THE APARTMENT Billy Wilder's 1960 The Apartment isn't just a classic, but a template for today's smartest dramedies. Jack Lemmon plays C.C. Baxter, a hapless office drone who frequently hands over the keys to his bachelor pad to his philandering bosses in exchange for career advancement. When Miss Kubelik (Shirley MacLaine), the cute, little elevator operator he flirts with at the office, turns out to be the mistress of his supervisor (Fred MacMurray, atypically playing a reptilian cad), Baxter nurses disappointment. Soon, he's nursing Miss Kubelik, who winds up attempting suicide in Baxter's apartment while waiting for a tryst. The movie turns on its head the '50s stereotype of single gals preying on family men in the workplace, and in doing so passes for protofeminism. (Heather Joslyn) At the Enoch Pratt Central Library Jan. 23 at 2 p.m.
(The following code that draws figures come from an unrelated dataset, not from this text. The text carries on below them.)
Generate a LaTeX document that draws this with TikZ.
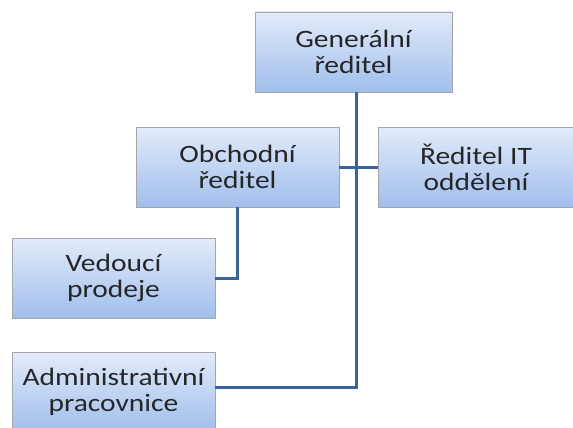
\documentclass[tikz,border=0pt]{standalone}
\usepackage{fontspec}
\setmainfont{Carlito}[FakeStretch=1.18]
\begin{document}
\begin{tikzpicture}[x=1pt,y=-1pt,
  orgbox/.style={draw=gray!70, line width=0.8pt, top color={rgb,255:red,226;green,235;blue,250}, bottom color={rgb,255:red,160;green,190;blue,236},
    minimum width=203pt, minimum height=80pt, align=center, font=\fontsize{25}{26}\selectfont, text=black!85, inner sep=0pt},
  conn/.style={draw={rgb,255:red,58;green,100;blue,160}, line width=3pt}]
\useasboundingbox (0,0) rectangle (573,428);
\clip (0,0) rectangle (573,428);
\node[orgbox, minimum width=197pt] (gen) at (353.5,52) {Generální\\ředitel};
\node[orgbox] (obch) at (237.5,167) {Obchodní\\ředitel};
\node[orgbox, minimum width=196pt] (it) at (476,167) {Ředitel IT\\oddělení};
\node[orgbox] (ved) at (113.5,278) {Vedoucí\\prodeje};
\node[orgbox] (adm) at (113.5,392) {Administrativní\\pracovnice};
\coordinate (trunkend) at (356,387);
\draw[conn] (gen.south -| trunkend) -- (trunkend) -- (adm.east |- trunkend);
\draw[conn] (obch.east) -- (it.west);
\draw[conn] (obch.south) |- (ved.east);
\end{tikzpicture}
\end{document}
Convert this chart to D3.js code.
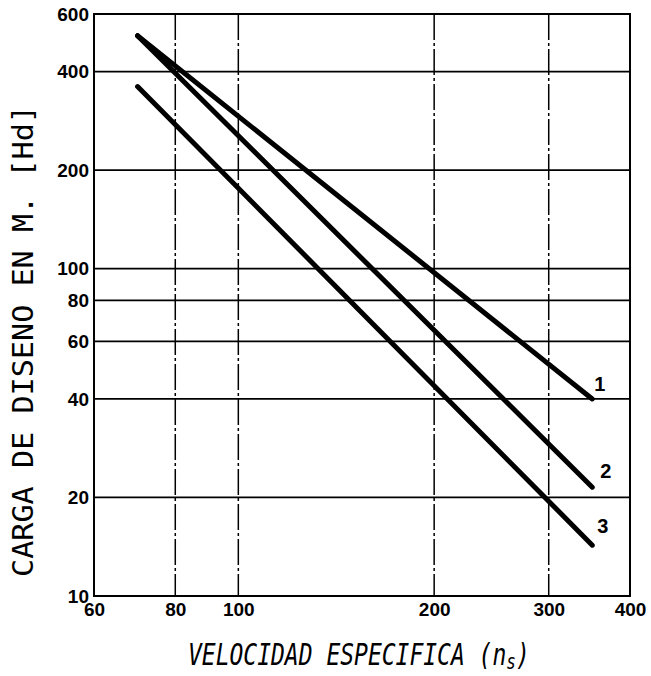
<!DOCTYPE html>
<html>
<head>
<meta charset="utf-8">
<script src="https://cdn.jsdelivr.net/npm/d3@7"></script>
<style>
  body { margin: 0; background: #fff; }
  svg { display: block; }
  .tick text { font-family: 'Liberation Sans', Arial, sans-serif; font-weight: bold; font-size: 19px; fill: #000; }
</style>
</head>
<body>
<svg id="chart" width="651" height="676"></svg>
<script>
// datos (log-log)
const speedTicks = [60, 80, 100, 200, 300, 400];
const headTicks = [10, 20, 40, 60, 80, 100, 200, 400, 600];
const speedGrid = [80, 100, 200, 300];
const headGrid = [20, 40, 60, 80, 100, 200, 400];

const curveNames = ["1", "2", "3"];
const speedRange = [70, 350];
const headCurve1 = [515, 40];
const headCurve2 = [515, 21.5];
const headCurve3 = [360, 14.3];

const curves = [headCurve1, headCurve2, headCurve3].map(function (h, i) {
  return {
    name: curveNames[i],
    points: speedRange.map(function (n, j) { return { n: n, h: h[j] }; })
  };
});

function drawChart() {
  var plotLeft = 94, plotRight = 630, plotTop = 14, plotBottom = 596;
  var svg = d3.select("#chart");

  var x = d3.scaleLog().domain([60, 400]).range([plotLeft, plotRight]);
  var y = d3.scaleLog().domain([10, 600]).range([plotBottom, plotTop]);

  // lineas de rejilla
  svg.append("g").selectAll("line")
     .data(headGrid)
     .enter()
     .append("line")
     .attr("x1", plotLeft).attr("x2", plotRight)
     .attr("y1", function (d) { return y(d); })
     .attr("y2", function (d) { return y(d); })
     .attr("stroke", "#000")
     .attr("stroke-width", 1.7);

  svg.append("g").selectAll("line")
     .data(speedGrid)
     .enter()
     .append("line")
     .attr("y1", plotTop).attr("y2", plotBottom)
     .attr("x1", function (d) { return x(d); })
     .attr("x2", function (d) { return x(d); })
     .attr("stroke", "#000")
     .attr("stroke-width", 1.5)
     .attr("stroke-dasharray", "26,3,3,3");

  // marco
  svg.append("rect")
     .attr("x", plotLeft).attr("y", plotTop)
     .attr("width", plotRight - plotLeft).attr("height", plotBottom - plotTop)
     .attr("fill", "none")
     .attr("stroke", "#000")
     .attr("stroke-width", 2);

  // ejes
  var yAxis = d3.axisLeft(y).tickValues(headTicks).tickSize(0).tickPadding(5)
                .tickFormat(d3.format("d"));
  var xAxis = d3.axisBottom(x).tickValues(speedTicks).tickSize(0).tickPadding(7)
                .tickFormat(d3.format("d"));

  var gy = svg.append("g").attr("transform", "translate(" + plotLeft + ",0)").call(yAxis);
  var gx = svg.append("g").attr("transform", "translate(0," + plotBottom + ")").call(xAxis);
  [gx, gy].forEach(function (g) {
    g.attr("font-size", null).attr("font-family", null);
    g.select(".domain").remove();
  });

  // curvas
  var line = d3.line()
               .x(function (d) { return x(d.n); })
               .y(function (d) { return y(d.h); });

  svg.append("g").selectAll("path")
     .data(curves)
     .enter()
     .append("path")
     .attr("d", function (d) { return line(d.points); })
     .attr("fill", "none")
     .attr("stroke", "#000")
     .attr("stroke-width", 5)
     .attr("stroke-linecap", "round");

  var labelOffset = [[2, -8], [8, -9], [5, -12]];
  svg.append("g").selectAll("text")
     .data(curves)
     .enter()
     .append("text")
     .attr("x", function (d, i) { return x(d.points[1].n) + labelOffset[i][0]; })
     .attr("y", function (d, i) { return y(d.points[1].h) + labelOffset[i][1]; })
     .style("font-family", "'Liberation Sans', Arial, sans-serif")
     .style("font-weight", "bold")
     .style("font-size", "20px")
     .text(function (d) { return d.name; });

  // titulos
  svg.append("text")
     .attr("transform", "translate(33,341) rotate(-90)")
     .attr("text-anchor", "middle")
     .attr("textLength", 472)
     .attr("lengthAdjust", "spacingAndGlyphs")
     .style("font-family", "'DejaVu Sans Mono', monospace")
     .style("font-size", "29px")
     .text("CARGA DE DISENO EN M. [Hd]");

  // titulo horizontal: letra estrecha y alta como en el original
  var xt = svg.append("text")
     .attr("transform", "translate(188,665) scale(1,1.3)")
     .style("font-family", "'DejaVu Sans Mono', monospace")
     .style("font-style", "italic")
     .style("font-size", "23px");
  xt.append("tspan").text("VELOCIDAD ESPECIFICA (n");
  xt.append("tspan").attr("dy", 3).style("font-size", "16px").text("s");
  xt.append("tspan").attr("dy", -3).text(")");
}

drawChart();
</script>
</body>
</html>
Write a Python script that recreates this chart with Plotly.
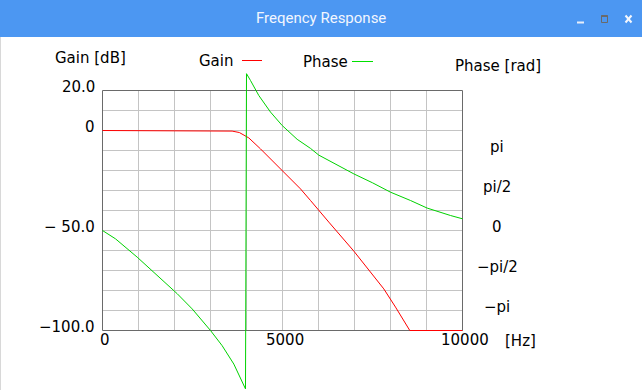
import plotly.graph_objects as go

W, H = 642, 390

# ---------------- data ----------------
gain_freq = [0, 3400, 3600, 3800, 3972, 4064, 4389, 4667, 4991, 5222, 5500, 5778,
             6008, 6286, 6981, 7444, 7814, 8139, 8536, 10000]
gain_db = [0.0, 0.0, -0.3, -1.0, -2.5, -3.7, -9.2, -14.2, -20.0, -24.2, -29.2, -35.0,
           -40.0, -45.8, -60.3, -70.8, -79.2, -88.3, -100.0, -100.0]

phase_freq = [0, 361, 963, 1519, 2075, 2491, 3000, 3324, 3648, 3972,
              4000, 4111, 4342, 4667, 4991, 5407, 5778, 6008, 6500, 6981, 7500, 8000,
              8556, 9019, 9667, 10000]
phase_rad = [0.0, -0.327, -1.046, -1.767, -2.482, -3.079, -3.927, -4.524, -5.246, -6.220,
             6.158, 5.890, 5.301, 4.650, 4.123, 3.581, 3.224, 2.960, 2.572, 2.224, 1.873, 1.505,
             1.178, 0.880, 0.589, 0.459]

x_ticks = [0, 5000, 10000]
x_tick_labels = ["0", "5000", "10000"]
gain_ticks = [20, 0, -50, -100]
gain_tick_labels = ["20.0", "0", "\u2212 50.0", "\u2212100.0"]
phase_ticks = [3.14159, 1.5708, 0.0, -1.5708, -3.14159]
phase_tick_labels = ["pi", "pi/2", "0", "\u2212pi/2", "\u2212pi"]

x_grid = list(range(1000, 10000, 1000))
y_grid = list(range(-90, 20, 10))

X_MIN, X_MAX = 0, 10000
Y_MIN, Y_MAX = -100, 20

# ---------------- geometry (pixel mapping) ----------------
PX_PER_HZ = 360 / 10000
x_range = [-102.5 / PX_PER_HZ, (W - 102.5) / PX_PER_HZ]
y_range = [(130.5 - H) / 2, 130.5 / 2]
PI = 3.141592653589793
PX_PER_RAD = 80 / PI
y2_range = [-(H - 230.5) / PX_PER_RAD, 230.5 / PX_PER_RAD]

FONT = "DejaVu Sans"
RED = "#ff0000"
GREEN = "#00d200"


def px(x):
    return x / W


def py(y):
    return 1 - y / H


fig = go.Figure()
fig.add_trace(go.Scatter(x=gain_freq, y=gain_db, mode="lines", name="Gain",
                         line=dict(color=RED, width=1), yaxis="y", hoverinfo="skip"))
fig.add_trace(go.Scatter(x=phase_freq, y=phase_rad, mode="lines", name="Phase",
                         line=dict(color=GREEN, width=1), yaxis="y2", hoverinfo="skip"))

shapes = []
shapes.append(dict(type="rect", xref="paper", yref="paper", x0=0, x1=1, y0=py(37), y1=1,
                   fillcolor="#4c97f2", line=dict(width=0), layer="below"))
shapes.append(dict(type="line", xref="paper", yref="paper", x0=px(0.5), x1=px(0.5),
                   y0=0, y1=py(37), line=dict(color="#d8d8d8", width=1), layer="below"))
shapes.append(dict(type="line", xref="paper", yref="paper", x0=px(577), x1=px(584),
                   y0=py(22.5), y1=py(22.5), line=dict(color="#e8eefa", width=2)))
shapes.append(dict(type="rect", xref="paper", yref="paper", x0=px(601.5), x1=px(607.5),
                   y0=py(22.5), y1=py(15.5), line=dict(color="#6a6a6a", width=1)))
shapes.append(dict(type="line", xref="paper", yref="paper", x0=px(601.5), x1=px(607.5),
                   y0=py(16), y1=py(16), line=dict(color="#6a6a6a", width=2)))
shapes.append(dict(type="line", xref="paper", yref="paper", x0=px(625.5), x1=px(631.5),
                   y0=py(15.5), y1=py(22.5), line=dict(color="#f4f7fd", width=2)))
shapes.append(dict(type="line", xref="paper", yref="paper", x0=px(625.5), x1=px(631.5),
                   y0=py(22.5), y1=py(15.5), line=dict(color="#f4f7fd", width=2)))

for gx in x_grid:
    shapes.append(dict(type="line", xref="x", yref="y", x0=gx, x1=gx, y0=Y_MIN, y1=Y_MAX,
                       line=dict(color="#c4c4c4", width=1), layer="below"))
for gy in y_grid:
    shapes.append(dict(type="line", xref="x", yref="y", x0=X_MIN, x1=X_MAX, y0=gy, y1=gy,
                       line=dict(color="#c4c4c4", width=1), layer="below"))
shapes.append(dict(type="rect", xref="x", yref="y", x0=X_MIN, x1=X_MAX, y0=Y_MIN, y1=Y_MAX,
                   line=dict(color="#6a6a6a", width=1), layer="below"))
shapes.append(dict(type="line", xref="paper", yref="paper", x0=px(242), x1=px(262),
                   y0=py(60.5), y1=py(60.5), line=dict(color=RED, width=1)))
shapes.append(dict(type="line", xref="paper", yref="paper", x0=px(352), x1=px(373),
                   y0=py(61.5), y1=py(61.5), line=dict(color="#00e000", width=1)))

anns = []


def txt(text, x, y, xanchor="center", size=15, color="black", family=FONT):
    anns.append(dict(text=text, x=px(x), y=py(y), xref="paper", yref="paper",
                     xanchor=xanchor, yanchor="middle", showarrow=False,
                     font=dict(family=family, size=size, color=color)))


txt("Freqency Response", 321, 18, size=15, color="#f2f6fe", family="Roboto")
txt("Gain [dB]", 53, 58, xanchor="left")
txt("Gain", 236, 60.5, xanchor="right")
txt("Phase", 350, 61.5, xanchor="right")
txt("Phase [rad]", 453, 66, xanchor="left")
txt("[Hz]", 503, 341, xanchor="left")

for v, lab in zip(x_ticks, x_tick_labels):
    anns.append(dict(text=lab, x=v, y=py(340), xref="x", yref="paper", xanchor="center",
                     yanchor="middle", xshift=2, showarrow=False,
                     font=dict(family=FONT, size=15, color="black")))
for v, lab in zip(gain_ticks, gain_tick_labels):
    anns.append(dict(text=lab, x=px(97), y=v, xref="paper", yref="y", xanchor="right",
                     yanchor="middle", yshift=3.5, showarrow=False,
                     font=dict(family=FONT, size=15, color="black")))
for v, lab in zip(phase_ticks, phase_tick_labels):
    anns.append(dict(text=lab, x=px(497), y=v, xref="paper", yref="y2", xanchor="center",
                     yanchor="middle", yshift=3.5, showarrow=False,
                     font=dict(family=FONT, size=15, color="black")))

fig.update_layout(
    width=W, height=H, autosize=False,
    margin=dict(l=0, r=0, t=0, b=0, pad=0),
    paper_bgcolor="white", plot_bgcolor="white",
    showlegend=False,
    xaxis=dict(range=x_range, visible=False, domain=[0, 1], fixedrange=True),
    yaxis=dict(range=y_range, visible=False, domain=[0, 1], fixedrange=True),
    yaxis2=dict(range=y2_range, visible=False, overlaying="y", side="right", fixedrange=True),
    shapes=shapes,
    annotations=anns,
)

fig.write_html("out.html", config={"displayModeBar": False, "staticPlot": True},
               post_script="document.body.style.margin='0';document.body.style.padding='0';"
                           "document.body.style.overflow='hidden';")
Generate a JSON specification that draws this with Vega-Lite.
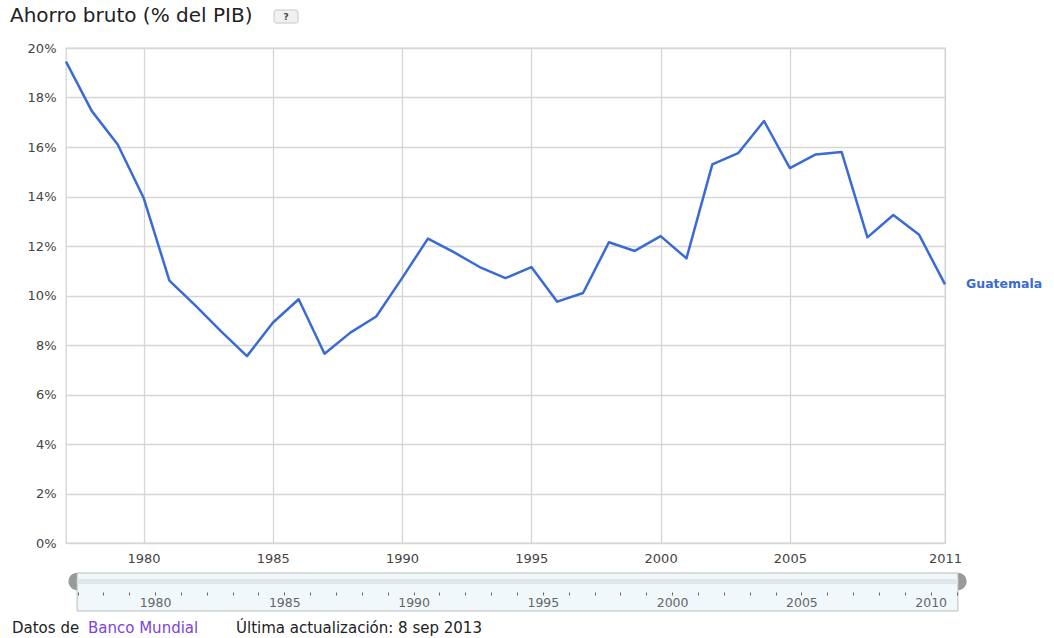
{
  "$schema": "https://vega.github.io/schema/vega-lite/v6.json",
  "width": 879,
  "height": 495,
  "autosize": {"type": "none"},
  "padding": {"left": 66, "top": 48, "right": 109, "bottom": 95},
  "background": "white",
  "config": {
    "font": "DejaVu Sans",
    "view": {"stroke": "#d6d6d6", "strokeWidth": 1.3}
  },
  "data": {
    "values": [
      {"year": 1977, "ahorro": 19.45, "pais": "Guatemala"},
      {"year": 1978, "ahorro": 17.45, "pais": "Guatemala"},
      {"year": 1979, "ahorro": 16.1, "pais": "Guatemala"},
      {"year": 1980, "ahorro": 13.95, "pais": "Guatemala"},
      {"year": 1981, "ahorro": 10.6, "pais": "Guatemala"},
      {"year": 1982, "ahorro": 9.6, "pais": "Guatemala"},
      {"year": 1983, "ahorro": 8.55, "pais": "Guatemala"},
      {"year": 1984, "ahorro": 7.55, "pais": "Guatemala"},
      {"year": 1985, "ahorro": 8.9, "pais": "Guatemala"},
      {"year": 1986, "ahorro": 9.85, "pais": "Guatemala"},
      {"year": 1987, "ahorro": 7.65, "pais": "Guatemala"},
      {"year": 1988, "ahorro": 8.5, "pais": "Guatemala"},
      {"year": 1989, "ahorro": 9.15, "pais": "Guatemala"},
      {"year": 1990, "ahorro": 10.7, "pais": "Guatemala"},
      {"year": 1991, "ahorro": 12.3, "pais": "Guatemala"},
      {"year": 1992, "ahorro": 11.75, "pais": "Guatemala"},
      {"year": 1993, "ahorro": 11.15, "pais": "Guatemala"},
      {"year": 1994, "ahorro": 10.7, "pais": "Guatemala"},
      {"year": 1995, "ahorro": 11.15, "pais": "Guatemala"},
      {"year": 1996, "ahorro": 9.75, "pais": "Guatemala"},
      {"year": 1997, "ahorro": 10.1, "pais": "Guatemala"},
      {"year": 1998, "ahorro": 12.15, "pais": "Guatemala"},
      {"year": 1999, "ahorro": 11.8, "pais": "Guatemala"},
      {"year": 2000, "ahorro": 12.4, "pais": "Guatemala"},
      {"year": 2001, "ahorro": 11.5, "pais": "Guatemala"},
      {"year": 2002, "ahorro": 15.3, "pais": "Guatemala"},
      {"year": 2003, "ahorro": 15.75, "pais": "Guatemala"},
      {"year": 2004, "ahorro": 17.05, "pais": "Guatemala"},
      {"year": 2005, "ahorro": 15.15, "pais": "Guatemala"},
      {"year": 2006, "ahorro": 15.7, "pais": "Guatemala"},
      {"year": 2007, "ahorro": 15.8, "pais": "Guatemala"},
      {"year": 2008, "ahorro": 12.35, "pais": "Guatemala"},
      {"year": 2009, "ahorro": 13.25, "pais": "Guatemala"},
      {"year": 2010, "ahorro": 12.45, "pais": "Guatemala"},
      {"year": 2011, "ahorro": 10.45, "pais": "Guatemala"}
    ]
  },
  "resolve": {"scale": {"x": "shared", "y": "shared"}, "axis": {"x": "independent"}},
  "layer": [
    {
      "mark": {"type": "line", "color": "#3a6bd4", "strokeWidth": 2.5, "strokeJoin": "round"},
      "encoding": {
        "x": {
          "field": "year",
          "type": "quantitative",
          "scale": {"domain": [1977, 2011], "nice": false, "zero": false},
          "axis": {
            "title": null,
            "values": [1980, 1985, 1990, 1995, 2000, 2005, 2011],
            "format": "d",
            "grid": true,
            "gridColor": "#d6d6d6",
            "gridWidth": 1.3,
            "domain": false,
            "ticks": false,
            "labelPadding": 9,
            "labelFont": "DejaVu Sans",
            "labelFontSize": 13,
            "labelColor": "#444444",
            "labelFlush": false,
            "labelOverlap": false,
            "labelBound": false
          }
        },
        "y": {
          "field": "ahorro",
          "type": "quantitative",
          "scale": {"domain": [0, 20], "nice": false, "zero": true},
          "axis": {
            "title": null,
            "values": [0, 2, 4, 6, 8, 10, 12, 14, 16, 18, 20],
            "labelExpr": "datum.value + '%'",
            "grid": true,
            "gridColor": "#d6d6d6",
            "gridWidth": 1.3,
            "domain": false,
            "ticks": false,
            "labelPadding": 10,
            "labelFont": "DejaVu Sans",
            "labelFontSize": 13,
            "labelColor": "#444444"
          }
        }
      }
    },
    {
      "transform": [{"filter": "datum.year == 2011"}],
      "mark": {"type": "text", "align": "left", "baseline": "middle", "dx": 21, "font": "DejaVu Sans", "fontSize": 12.5, "fontWeight": "bold", "color": "#3a6bd4"},
      "encoding": {
        "x": {"field": "year", "type": "quantitative", "axis": null},
        "y": {"field": "ahorro", "type": "quantitative"},
        "text": {"field": "pais"}
      }
    },
    {
      "data": {"values": [{"parte": "handle"}]},
      "mark": {"type": "point", "shape": "M0,-1A1,1 0 0 0 0,1Z", "filled": true, "color": "#9a9a9a", "opacity": 1, "size": 300},
      "encoding": {
        "x": {"datum": 1977.43, "type": "quantitative", "axis": null},
        "y": {"value": 533.5}
      }
    },
    {
      "data": {"values": [{"parte": "handle"}]},
      "mark": {"type": "point", "shape": "M0,-1A1,1 0 0 1 0,1Z", "filled": true, "color": "#9a9a9a", "opacity": 1, "size": 300},
      "encoding": {
        "x": {"datum": 2011.5, "type": "quantitative", "axis": null},
        "y": {"value": 533.5}
      }
    },
    {
      "data": {"values": [{"parte": "slider"}]},
      "mark": {"type": "rect", "fill": "#f1f8fb", "stroke": "#bdbdbd", "strokeWidth": 1},
      "encoding": {
        "x": {
          "datum": 1977.43,
          "type": "quantitative",
          "axis": {
            "title": null,
            "orient": "bottom",
            "offset": 49,
            "values": [1977, 1978, 1979, 1980, 1981, 1982, 1983, 1984, 1985, 1986, 1987, 1988, 1989, 1990, 1991, 1992, 1993, 1994, 1995, 1996, 1997, 1998, 1999, 2000, 2001, 2002, 2003, 2004, 2005, 2006, 2007, 2008, 2009, 2010, 2011],
            "format": "d",
            "labelExpr": "datum.value % 5 == 0 ? datum.label : ''",
            "grid": false,
            "domain": false,
            "ticks": true,
            "tickSize": 3,
            "tickColor": "#666666",
            "tickWidth": 1,
            "tickOffset": 11.5,
            "labelPadding": 1,
            "labelFont": "DejaVu Sans",
            "labelFontSize": 12.5,
            "labelColor": "#666666",
            "labelFlush": false,
            "labelOverlap": false,
            "labelBound": false,
            "zindex": 1
          }
        },
        "x2": {"datum": 2011.5},
        "y": {"value": 525},
        "y2": {"value": 563}
      }
    },
    {
      "data": {"values": [{"parte": "band"}]},
      "mark": {"type": "rect", "fill": "#e0e7eb"},
      "encoding": {
        "x": {"datum": 1977.43, "type": "quantitative", "axis": null},
        "x2": {"datum": 2011.5},
        "y": {"value": 531},
        "y2": {"value": 536}
      }
    },
    {
      "data": {"values": [{"parte": "titulo"}]},
      "mark": {"type": "text", "text": "Ahorro bruto (% del PIB)", "font": "DejaVu Sans", "fontSize": 20, "color": "#222222", "align": "left", "baseline": "alphabetic"},
      "encoding": {
        "x": {"value": -56},
        "y": {"value": -26}
      }
    },
    {
      "data": {"values": [{"parte": "help"}]},
      "mark": {"type": "rect", "fill": "#f0f0f0", "stroke": "#c8c8c8", "cornerRadius": 2},
      "encoding": {
        "x": {"value": 208},
        "x2": {"value": 232},
        "y": {"value": -38},
        "y2": {"value": -25}
      }
    },
    {
      "data": {"values": [{"parte": "help"}]},
      "mark": {"type": "text", "text": "?", "font": "DejaVu Sans", "fontSize": 9, "fontWeight": "bold", "color": "#444444", "align": "center", "baseline": "middle"},
      "encoding": {
        "x": {"value": 220},
        "y": {"value": -31.5}
      }
    },
    {
      "data": {"values": [{"parte": "fuente"}]},
      "mark": {"type": "text", "text": "Datos de", "font": "DejaVu Sans", "fontSize": 15, "color": "#222222", "align": "left", "baseline": "alphabetic"},
      "encoding": {
        "x": {"value": -54},
        "y": {"value": 585}
      }
    },
    {
      "data": {"values": [{"parte": "fuente"}]},
      "mark": {"type": "text", "text": "Banco Mundial", "font": "DejaVu Sans", "fontSize": 15, "color": "#7c43de", "align": "left", "baseline": "alphabetic"},
      "encoding": {
        "x": {"value": 22},
        "y": {"value": 585}
      }
    },
    {
      "data": {"values": [{"parte": "fuente"}]},
      "mark": {"type": "text", "text": "Última actualización: 8 sep 2013", "font": "DejaVu Sans", "fontSize": 15, "color": "#222222", "align": "left", "baseline": "alphabetic"},
      "encoding": {
        "x": {"value": 170},
        "y": {"value": 585}
      }
    }
  ]
}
THE CABINET OF DR. CALIGARI German director Robert Wiene's silent 1920 Expressionist nightmare is a virtuosic fusion of haunting story and hallucinatory, chiaroscuro visuals. The titular "doctor" (Werner Krauss) is a traveling sideshow hawker whose main attraction is the clairvoyant Somnambulist (Conrad Veidt), who, perhaps, carries out Caligari's nefarious bidding. With a live score provided by Darsombra vs. Ala Muerte. At the Creative Alliance at the Patterson Jan. 23 at 7 p.m.
EXTRAORDINARY MEASURES Brendan Fraser and Harrison Ford join forces as a headstrong father and scientist racing to save the children and tug heartstrings in this drama based on journalist Geeta Anand's book The Cure. Opens Jan. 22.
LEGION Paul Bettany stars as a fallen angel/leader of humans fighting off the last judgment-qua-Armageddon--or something--because a waitress may be pregnant with the second coming of Christ. Biblical mayhem and action flick and Kate Walsh? Could be serious B-movie fun. Opens Jan. 22.
THE MIRACLE OF MORGAN'S CREEK The beloved Judd Apatow movie machine would be Nowheresville if not for Preston Sturges, and nowhere is this more apparent than in 1944's The Miracle of Morgan's Creek. This merciless lampoon of the Hayes code and all its compulsory euphemisms for sex, booze, and swing dancing--take a drink every time someone says "marriage" when they mean "making love"--ends with a sextuplet virgin birth heard around the world. Made amid WWII, the movie leaves no sacred cows unbroiled as it satirizes the war effort and the related cultural insanity. (Rahne Alexander) At the Enoch Pratt Central Library Jan. 23 at 10:15 a.m.
TOOTH FAIRY The Rock stars in this family-friendly flick about a hockey player forced to be a real-life tooth fairy. Opens Jan. 22.
SWING TIME Fred Astaire and Ginger Rogers star in this 1936 George Stevens musical about a gambler dancer (Astaire) who falls for a dance instructor (Rogers). The plot is flimsy, but the dance sequences remain classics. At the Charles Theatre at noon Jan. 23, at 7 p.m. Jan. 25, and 9 p.m. Jan. 28.
SPRING, SUMMER, FALL, WINTER . . . AND SPRING The concept of what-goes-around-comes-around receives treatment in Korean writer/director Kim Ki-duk's poetic parable. Cruelty, possessiveness, and hate intrude at a floating Buddhist temple in the middle of an idyllic lake, presided over by an aging monk (Oh Yeong-su). The monk's young charge (played by Kim Jong-ho as a child and Seo Jae-kyeong as a young man) falls prey to all three worldly ills--the latter two via his relationship with a young woman (Ha Yeo-jin) who comes to the monk for a cure for her mysterious ailment. As the movie cycles through the title seasons, the consequences of the young man's real-world actions play out in the spiritual world of the temple, and the cosmic balance is eventually restored. (Lee Gardner) At Breathe Books Jan. 21.